Celui qui a grandi et vit toujours à Clichy-Montfermeil, en Seine-Saint-Denis, à l'est de Paris, avait filmé sa ville après les émeutes de 2005, provoquées par la mort de deux adolescents. En qualité alors de documentariste.
En 2017, il tente l'aventure de la fiction avec un court-métrage, "Les Misérables", nommé aux César, dont il va reprendre la trame pour un long-métrage en forme de manifeste, présenté mercredi soir en sélection officielle. Car, dans les banlieues, le risque d'explosion est plus que jamais là, explique le réalisateur de 39 ans.

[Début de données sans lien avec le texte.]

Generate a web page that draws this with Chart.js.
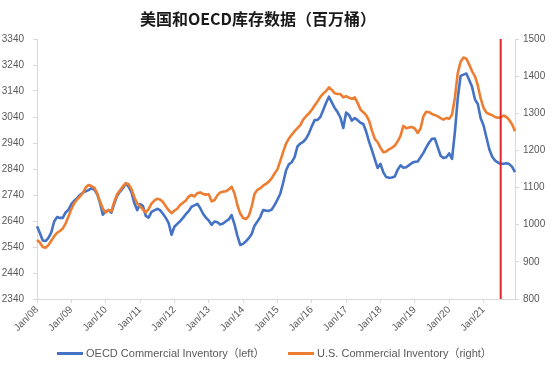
<!DOCTYPE html>
<html><head><meta charset="utf-8">
<script src="https://cdn.jsdelivr.net/npm/chart.js@4"></script>
<style>
html,body{margin:0;padding:0;background:#fff;}
#wrap{position:relative;width:552px;height:369px;overflow:hidden;background:#fff;}
#title{position:absolute;left:0;top:7px;width:516px;text-align:center;font-family:'Noto Sans CJK SC';font-weight:bold;font-size:16px;line-height:22px;color:#1a1a1a;}
canvas{position:absolute;left:0;top:0;}
.lg{position:absolute;top:345px;height:16px;line-height:16px;font-family:'Liberation Sans','Noto Sans CJK SC';font-size:11px;color:#595959;white-space:nowrap;}
.lg i{display:inline-block;width:26px;height:3px;vertical-align:middle;margin-right:3px;position:relative;top:-1px;}
</style></head>
<body>
<div id="wrap">
<canvas id="c" width="552" height="369"></canvas>
<div id="title">美国和OECD库存数据（百万桶）</div>
<div class="lg" style="left:57px"><i style="background:#4472C4"></i>OECD Commercial Inventory（left）</div>
<div class="lg" style="left:288px"><i style="background:#ED7D31"></i>U.S. Commercial Inventory（right）</div>
</div>
<script>
const years = ['08','09','10','11','12','13','14','15','16','17','18','19','20','21'];
const months = ['Jan','Feb','Mar','Apr','May','Jun','Jul','Aug','Sep','Oct','Nov','Dec'];
const categories = [];
years.forEach(y => months.forEach(m => categories.push(m + '/' + y)));
const yearTicks = ['Jan/08','Jan/09','Jan/10','Jan/11','Jan/12','Jan/13','Jan/14','Jan/15','Jan/16','Jan/17','Jan/18','Jan/19','Jan/20','Jan/21'];
const markLabel = 'Jul/21';

const oecd = [
2620,2594,2565,2563,2575,2596,2638,2655,2652,2652,2673,2683,
2705,2718,2728,2740,2749,2754,2759,2766,2761,2744,2710,2664,
2677,2682,2672,2707,2737,2753,2766,2785,2772,2751,2709,2682,
2705,2698,2660,2653,2675,2681,2687,2682,2668,2652,2632,2587,
2618,2629,2639,2652,2666,2678,2695,2700,2706,2690,2668,2653,
2642,2625,2638,2635,2627,2630,2639,2646,2663,2627,2584,2548,
2552,2562,2574,2590,2622,2638,2655,2682,2680,2679,2684,2701,
2722,2745,2787,2834,2858,2866,2886,2927,2938,2944,2957,2977,
3004,3028,3029,3040,3067,3095,3118,3096,3075,3059,3038,2998,
3057,3048,3026,3036,3028,3018,3013,2984,2945,2913,2878,2844,
2860,2827,2809,2806,2807,2811,2837,2854,2845,2847,2855,2863,
2868,2869,2885,2902,2923,2942,2956,2957,2924,2891,2882,2885,
2900,2879,2982,3113,3198,3203,3207,3182,3156,3108,3090,3035,
3008,2962,2917,2888,2873,2865,2860,2860,2862,2859,2848,2828];

const us = [
959,952,940,938,945,957,969,978,983,990,1003,1022,
1042,1058,1068,1076,1085,1100,1107,1104,1100,1085,1063,1043,
1033,1040,1036,1062,1082,1093,1103,1112,1109,1096,1074,1057,
1050,1041,1033,1042,1057,1065,1070,1068,1061,1050,1039,1031,
1038,1043,1053,1059,1065,1076,1080,1076,1085,1087,1083,1081,
1082,1063,1066,1079,1087,1089,1090,1095,1102,1084,1053,1030,
1018,1015,1024,1049,1083,1094,1098,1105,1110,1116,1125,1138,
1149,1172,1196,1218,1232,1242,1252,1260,1268,1283,1292,1300,
1309,1321,1332,1344,1353,1360,1370,1363,1354,1352,1352,1343,
1346,1342,1339,1343,1328,1310,1303,1295,1280,1254,1231,1222,
1207,1195,1197,1203,1207,1213,1224,1239,1266,1260,1262,1263,
1259,1247,1259,1292,1304,1303,1298,1295,1292,1287,1283,1287,
1285,1296,1342,1408,1439,1450,1447,1431,1413,1400,1375,1340,
1315,1302,1298,1295,1290,1288,1289,1294,1290,1282,1270,1252];

const leftMin = 2340, leftMax = 3340, rightMin = 800, rightMax = 1500;

const tickFont = {family:'Liberation Sans', size:10};
const plain = v => String(v);
new Chart(document.getElementById('c'), {
  type: 'line',
  data: {
    labels: categories,
    datasets: [
      {label:'OECD Commercial Inventory（left）', data: oecd, yAxisID:'y', borderColor:'#4472C4', backgroundColor:'#4472C4', borderWidth:2.6, pointRadius:0, tension:0, order:2, borderJoinStyle:'round'},
      {label:'U.S. Commercial Inventory（right）', data: us, yAxisID:'y1', borderColor:'#ED7D31', backgroundColor:'#ED7D31', borderWidth:2.6, pointRadius:0, tension:0, order:1, borderJoinStyle:'round'},
      {label:'marker', data: [{x:markLabel, y:leftMin}, {x:markLabel, y:leftMax}], yAxisID:'y', borderColor:'#E3242B', borderWidth:2, pointRadius:0, order:0}
    ]
  },
  options: {
    responsive:false, animation:false,
    layout:{padding:{top:39, bottom:30, left:0, right:0}},
    plugins:{legend:{display:false}, title:{display:false}, tooltip:{enabled:false}},
    scales:{
      x:{
        type:'category', offset:false,
        grid:{drawOnChartArea:false, color:'#d9d9d9', tickLength:4},
        border:{color:'#d9d9d9'},
        ticks:{autoSkip:false, minRotation:45, maxRotation:45, padding:1, font:tickFont, color:'#595959',
          callback:(v,i)=> yearTicks.includes(categories[i]) ? categories[i] : null},
        afterFit:s=>{s.height = 40;}
      },
      y:{
        position:'left', min:leftMin, max:leftMax,
        grid:{drawOnChartArea:false, color:'#d9d9d9', tickLength:4},
        border:{color:'#d9d9d9'},
        ticks:{stepSize:100, padding:9, font:tickFont, color:'#595959', callback:plain},
        afterFit:s=>{s.width = 37;}
      },
      y1:{
        position:'right', min:rightMin, max:rightMax,
        grid:{drawOnChartArea:false, color:'#d9d9d9', tickLength:4},
        border:{color:'#d9d9d9'},
        ticks:{stepSize:100, padding:4, font:tickFont, color:'#595959', callback:plain},
        afterFit:s=>{s.width = 37;}
      }
    }
  }
});
</script>
</body></html>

"On a eu 2005, on a eu un petit aperçu. Quinze ans après, les choses n'ont pas vraiment évolué", souligne celui qui se dit prêt à aller montrer à l'Elysée son film au président Macron.
"Les Misérables", qui emprunte son titre au roman de Victor Hugo, dont l'action se déroule en partie à Montfermeil, suit les premiers jours de "Pento" (Damien Bonnard), un flic qui débarque à la brigade anti-criminalité, en plein été, au lendemain de la victoire des Bleus.

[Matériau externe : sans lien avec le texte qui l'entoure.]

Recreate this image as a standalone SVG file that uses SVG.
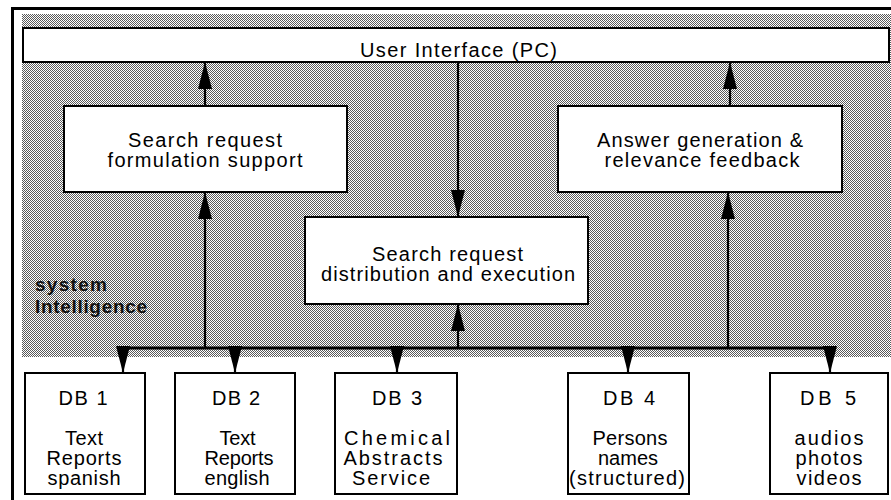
<svg xmlns="http://www.w3.org/2000/svg" width="891" height="500" viewBox="0 0 891 500">
  <defs>
    <!-- dithered grey ground of the system layer -->
    <pattern id="dither" width="2" height="2" patternUnits="userSpaceOnUse">
      <rect width="2" height="2" fill="#ffffff"/>
      <rect x="0" y="0" width="1" height="1" fill="#5a5a5a"/>
      <rect x="1" y="1" width="1" height="1" fill="#5a5a5a"/>
    </pattern>
    <marker id="head" viewBox="0 0 27 14" refX="27" refY="7" markerWidth="27" markerHeight="14" markerUnits="userSpaceOnUse" orient="auto">
      <path d="M0,0 L27,7 L0,14 Z" fill="#000"/>
    </marker>
    <style>
      .box { fill: #ffffff; stroke: #000; stroke-width: 2; }
      .t { font-family: "Liberation Sans", Arial, Helvetica, sans-serif; font-size: 20px; fill: #000; text-anchor: middle; }
      .si { font-family: "Liberation Sans", Arial, Helvetica, sans-serif; font-size: 19px; font-weight: bold; fill: #111; }
      .conn { stroke: #000; stroke-width: 2.2; fill: none; }
      .bus { stroke: #000; stroke-width: 3; fill: none; }
    </style>
  </defs>

  <rect width="891" height="500" fill="#ffffff"/>

  <!-- outer frame and grey layer -->
  <g id="frame">
    <rect x="22" y="14" width="869" height="343" fill="url(#dither)"/>
    <path d="M12.5,500 L12.5,8.5 L891,8.5" fill="none" stroke="#000" stroke-width="3"/>
    <text class="si" x="35" y="291" textLength="72" lengthAdjust="spacing">system</text>
    <text class="si" x="35" y="313" textLength="112" lengthAdjust="spacing">Intelligence</text>
  </g>

  <g id="user-interface">
    <rect class="box" x="23" y="28" width="866" height="34"/>
    <text class="t" x="458.5" y="57" textLength="197" lengthAdjust="spacing">User Interface (PC)</text>
  </g>

  <g id="formulation-support">
    <rect class="box" x="64" y="106" width="283" height="86"/>
    <text class="t" x="205" y="147" textLength="154" lengthAdjust="spacing">Search request</text>
    <text class="t" x="205" y="167" textLength="195" lengthAdjust="spacing">formulation support</text>
  </g>

  <g id="answer-generation">
    <rect class="box" x="558" y="106" width="284" height="86"/>
    <text class="t" x="700" y="147" textLength="206" lengthAdjust="spacing">Answer generation &amp;</text>
    <text class="t" x="702" y="167" textLength="195" lengthAdjust="spacing">relevance feedback</text>
  </g>

  <g id="distribution-execution">
    <rect class="box" x="305" y="217" width="283" height="87"/>
    <text class="t" x="447.5" y="261" textLength="151" lengthAdjust="spacing">Search request</text>
    <text class="t" x="448" y="281" textLength="254" lengthAdjust="spacing">distribution and execution</text>
  </g>

  <g id="db1">
    <rect class="box" x="25" y="373" width="120" height="121"/>
    <text class="t" x="83" y="405" textLength="49" lengthAdjust="spacing">DB 1</text>
    <text class="t" x="84" y="445" textLength="38" lengthAdjust="spacing">Text</text>
    <text class="t" x="84" y="465" textLength="75" lengthAdjust="spacing">Reports</text>
    <text class="t" x="84" y="485" textLength="73" lengthAdjust="spacing">spanish</text>
  </g>

  <g id="db2">
    <rect class="box" x="175" y="373" width="120" height="121"/>
    <text class="t" x="236" y="405" textLength="48" lengthAdjust="spacing">DB 2</text>
    <text class="t" x="237.5" y="445" textLength="36" lengthAdjust="spacing">Text</text>
    <text class="t" x="239" y="465" textLength="69" lengthAdjust="spacing">Reports</text>
    <text class="t" x="237" y="485" textLength="65" lengthAdjust="spacing">english</text>
  </g>

  <g id="db3">
    <rect class="box" x="335" y="373" width="122" height="121"/>
    <text class="t" x="397" y="405" textLength="50" lengthAdjust="spacing">DB 3</text>
    <text class="t" x="397" y="445" textLength="106" lengthAdjust="spacing">Chemical</text>
    <text class="t" x="393" y="465" textLength="99" lengthAdjust="spacing">Abstracts</text>
    <text class="t" x="391" y="485" textLength="78" lengthAdjust="spacing">Service</text>
  </g>

  <g id="db4">
    <rect class="box" x="568" y="373" width="121" height="121"/>
    <text class="t" x="629" y="405" textLength="52" lengthAdjust="spacing">DB 4</text>
    <text class="t" x="630" y="445" textLength="75" lengthAdjust="spacing">Persons</text>
    <text class="t" x="628" y="465" textLength="60" lengthAdjust="spacing">names</text>
    <text class="t" x="627" y="485" textLength="116" lengthAdjust="spacing">(structured)</text>
  </g>

  <g id="db5">
    <rect class="box" x="770" y="373" width="118" height="121"/>
    <text class="t" x="828" y="405" textLength="56" lengthAdjust="spacing">DB 5</text>
    <text class="t" x="829" y="445" textLength="69" lengthAdjust="spacing">audios</text>
    <text class="t" x="829" y="465" textLength="67" lengthAdjust="spacing">photos</text>
    <text class="t" x="829" y="485" textLength="65" lengthAdjust="spacing">videos</text>
  </g>

  <g id="connectors">
    <!-- upward flows into the user interface -->
    <path class="conn" d="M205,106 L205,62" marker-end="url(#head)"/>
    <path class="conn" d="M730,106 L730,62" marker-end="url(#head)"/>
    <!-- request from the user interface down to distribution -->
    <path class="conn" d="M458,62 L458,217" marker-end="url(#head)"/>
    <!-- database bus -->
    <path class="bus" d="M122,348 L831,348"/>
    <path class="conn" d="M205,348 L205,192" marker-end="url(#head)"/>
    <path class="conn" d="M728,348 L728,192" marker-end="url(#head)"/>
    <path class="conn" d="M458,348 L458,304" marker-end="url(#head)"/>
    <path class="conn" d="M123,347 L123,373" marker-end="url(#head)"/>
    <path class="conn" d="M235,347 L235,373" marker-end="url(#head)"/>
    <path class="conn" d="M397,347 L397,373" marker-end="url(#head)"/>
    <path class="conn" d="M628,347 L628,373" marker-end="url(#head)"/>
    <path class="conn" d="M830,347 L830,373" marker-end="url(#head)"/>
  </g>
</svg>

Ses premières heures avec ses coéquipiers -- Chris (Alexis Manenti) et "Gwada", issu de quartiers (Djebril Zonga)-- s'apparentent à un bizutage et lui font découvrir la cité et ses habitants.

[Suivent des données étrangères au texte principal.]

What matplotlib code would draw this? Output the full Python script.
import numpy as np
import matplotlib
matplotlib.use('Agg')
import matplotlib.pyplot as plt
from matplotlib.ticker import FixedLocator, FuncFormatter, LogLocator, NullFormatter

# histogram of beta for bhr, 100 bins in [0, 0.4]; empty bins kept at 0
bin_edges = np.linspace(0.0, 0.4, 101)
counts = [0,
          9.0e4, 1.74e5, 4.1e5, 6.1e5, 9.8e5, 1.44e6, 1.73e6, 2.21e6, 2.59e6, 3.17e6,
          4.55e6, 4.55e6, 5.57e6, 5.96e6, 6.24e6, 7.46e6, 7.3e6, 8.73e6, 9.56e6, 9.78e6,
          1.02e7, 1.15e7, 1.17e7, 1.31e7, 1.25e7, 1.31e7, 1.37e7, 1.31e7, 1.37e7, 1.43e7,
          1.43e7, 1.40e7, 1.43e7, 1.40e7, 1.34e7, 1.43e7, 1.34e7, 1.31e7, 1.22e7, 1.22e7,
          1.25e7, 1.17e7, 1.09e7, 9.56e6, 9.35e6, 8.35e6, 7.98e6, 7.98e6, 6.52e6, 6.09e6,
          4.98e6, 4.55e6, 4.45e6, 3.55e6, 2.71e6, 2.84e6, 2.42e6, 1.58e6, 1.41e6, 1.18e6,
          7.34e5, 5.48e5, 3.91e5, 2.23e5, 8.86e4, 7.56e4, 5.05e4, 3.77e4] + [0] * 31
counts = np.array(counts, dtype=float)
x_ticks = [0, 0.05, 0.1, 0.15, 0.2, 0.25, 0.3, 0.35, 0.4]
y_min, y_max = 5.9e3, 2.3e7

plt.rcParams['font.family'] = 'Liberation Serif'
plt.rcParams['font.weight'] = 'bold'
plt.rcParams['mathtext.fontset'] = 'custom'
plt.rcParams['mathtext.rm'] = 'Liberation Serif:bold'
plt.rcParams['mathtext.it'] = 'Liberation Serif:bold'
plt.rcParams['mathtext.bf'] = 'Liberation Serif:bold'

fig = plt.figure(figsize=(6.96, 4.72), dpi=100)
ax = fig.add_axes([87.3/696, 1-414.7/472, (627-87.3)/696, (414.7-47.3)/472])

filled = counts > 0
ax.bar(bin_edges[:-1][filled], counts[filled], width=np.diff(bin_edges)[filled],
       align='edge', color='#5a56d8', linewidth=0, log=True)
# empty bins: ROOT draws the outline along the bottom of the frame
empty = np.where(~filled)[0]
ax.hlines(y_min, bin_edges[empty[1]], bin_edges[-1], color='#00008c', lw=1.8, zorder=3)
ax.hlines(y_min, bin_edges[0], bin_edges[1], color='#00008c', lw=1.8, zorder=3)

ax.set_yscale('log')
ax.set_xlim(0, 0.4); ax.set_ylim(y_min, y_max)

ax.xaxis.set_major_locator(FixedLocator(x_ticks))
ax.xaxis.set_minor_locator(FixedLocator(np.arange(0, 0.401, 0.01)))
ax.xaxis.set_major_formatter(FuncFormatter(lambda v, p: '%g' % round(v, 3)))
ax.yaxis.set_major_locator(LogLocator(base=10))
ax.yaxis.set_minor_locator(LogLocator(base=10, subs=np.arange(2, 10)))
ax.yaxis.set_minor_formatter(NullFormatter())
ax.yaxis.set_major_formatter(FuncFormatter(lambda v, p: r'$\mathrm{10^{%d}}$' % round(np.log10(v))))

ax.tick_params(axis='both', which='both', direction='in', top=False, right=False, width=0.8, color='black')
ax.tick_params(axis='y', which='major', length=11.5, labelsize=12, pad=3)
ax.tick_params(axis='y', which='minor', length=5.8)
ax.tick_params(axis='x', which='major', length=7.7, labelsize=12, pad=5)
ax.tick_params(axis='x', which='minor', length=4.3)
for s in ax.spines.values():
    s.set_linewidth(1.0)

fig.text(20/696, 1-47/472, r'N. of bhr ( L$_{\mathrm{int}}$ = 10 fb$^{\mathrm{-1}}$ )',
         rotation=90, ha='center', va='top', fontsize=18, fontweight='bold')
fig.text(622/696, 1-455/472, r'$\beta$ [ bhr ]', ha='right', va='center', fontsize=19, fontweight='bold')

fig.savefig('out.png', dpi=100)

L'occasion de brosser un tableau saisissant d'une société, "si loin, si proche" de Paris, avec les jeunes-- "les microbes"-- qui errent sans perspective, les Frères musulmans qui prodiguent conseils aux petits, des gitans prêts à en découdre, des habitants chargés d'apaiser les tensions...
"Montfermeil reste un ghetto laissé longtemps à l'abandon. Les gens sont obligés de trouver des compromis pour que ça ne dégénère pas", souligne Ladj Ly, qui a voulu éviter les clichés sur la banlieue, choisissant de ne pas mettre de rap dans le film, ni de montrer de drogues ou d'armes.
Violence sociale
Avec l'idée d'être au plus juste: "ni pro-banlieusards, ni anti-condés [anti-flics]".
"Les Misérables, c'est tout le monde, les habitants, comme les policiers. C'est cette multitude de souffrance et de violence", souligne le comédien Damien Bonnard, vu l'an dernier dans "En Liberté !".
Une violence sociale qui fait écho à celle des "gilets jaunes", estime Ladj Ly, et qui est réprimée de la même manière par des violences policières. Dans le film, c'est un tir de lanceur de balles de défense qui va précipiter l'explosion de la cité.
"Cela fait six mois que les gilets jaunes sont dans la rue et revendiquent aussi des droits, qu'ils se prennent des coups de +flashballs+. En six mois, aucune solution n'a été apportée, on a envie de dire aux politiques: c'est votre rôle de trouver des solutions", lance-t-il. Avec en tête: le sort réservé à la génération suivante, celle qui a déjà perdu espoir et qu'il filme sans relâche dans son film.
Soucieux de promouvoir son fief et de passer le relais, Ladj Ly a tourné sur place avec de nombreux habitants et a récemment fondé une école de cinéma gratuite (baptisée Kourtrajmé, du nom du collectif de cinéastes dont il fait partie) pour découvrir les talents de demain. "En tant que banlieusard, on en a marre que les gens racontent des histoires à notre place" dit-il, espérant que dans quelques années, ce seront ses élèves qui seront à Cannes à sa place.
S'il prévoit mercredi soir une montée des marches entre potes, avec une quarantaine d'acteurs du film ayant fait le déplacement, il pense déjà à la suite: un biopic sur Claude Dilain, l'ancien maire de Clichy, défenseur des banlieues qui s'était fait connaître du grand public lors des émeutes de 2005.